Как мы уже говорили, «Риенци» еще никак нельзя назвать реформаторской оперой; Вагнер ни на йоту не отступает от традиционных форм арий, ансамблей, хоров. В действие введен практически обязательный для жанра большой оперы балет. В то же время это произведение, вдохновенное и поистине драматическое. Вагнер уже отошел от исключительно внешнего блеска большой оперы, но драматизм ситуаций передает лишь музыкальными средствами, не стараясь поднять уровень поэтического текста на ту же высоту, на которую поднята музыка. По словам А. Лиштанберже, «„Риенци“ есть драма по тому же праву, как и прочие произведения Вагнера. Только при разработке этой драмы художник придал больше значения музыкальной стороне своей работы, чем поэтической: слово служило ему лишь для того, чтобы вкратце набросать внешние контуры произведения, чтобы представить действующих лиц и установить общий план, не особенно заботясь о том специальном поэтическом значении, которое мог иметь этот эскиз сам по себе; напротив, все свои заботы он сосредоточил на музыкальном воплощении драматической идеи, полагая, что и одной музыки достаточно для того, чтобы посвятить зрителей в страдания действующих лиц, выводимых на сцене, и сообщить им кое-что из того восхищения, которое сам он чувствовал перед величавой фигурой Риенци вместе с его идеями»[119].

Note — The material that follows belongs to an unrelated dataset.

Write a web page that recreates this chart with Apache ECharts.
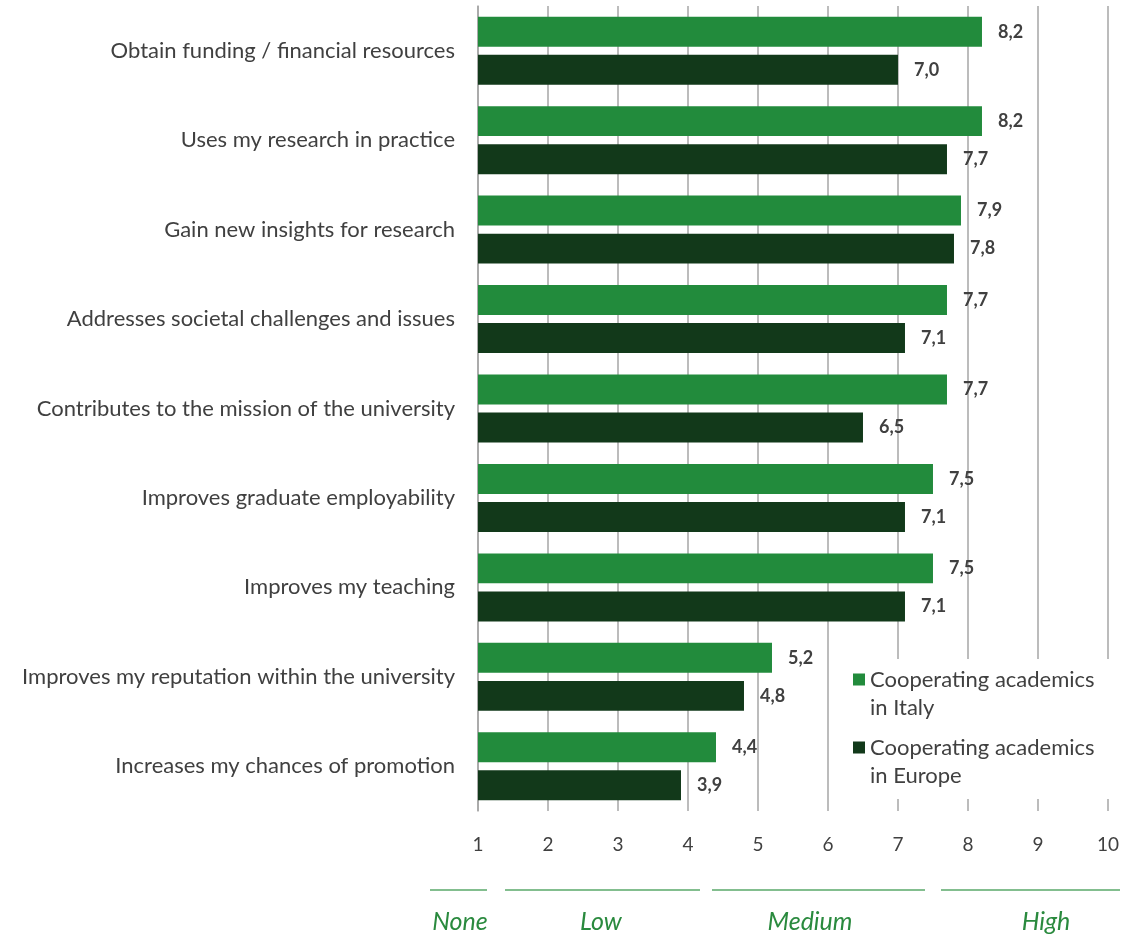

Можно сказать, что в «Риенци» Вагнер идет по берлиозовскому пути программной музыки и выступает более симфонистом, чем оперным композитором мейерберовской школы. Таким образом, утверждать, что Вагнер находился под влиянием Мейербера, можно лишь с большой осторожностью. А после «Риенци» он вообще отойдет от большой оперы, в рамки которой его музыкальные драмы никак не вписываются. Как впоследствии Вагнер разрешит для себя «спор за первенство» музыки, поэзии и пластического искусства и как в связи с этим будет оценивать свою первую оперу-драму, мы рассмотрим в соответствующей главе, в которой речь пойдет о вагнеровской реформе оперного искусства. Теперь же укажем лишь на то, что «Риенци» — это уже прямой путь к этой реформе, та точка отсчета, с которой в творчестве Вагнера оперный композитор окончательно уступает место композитору-драматургу.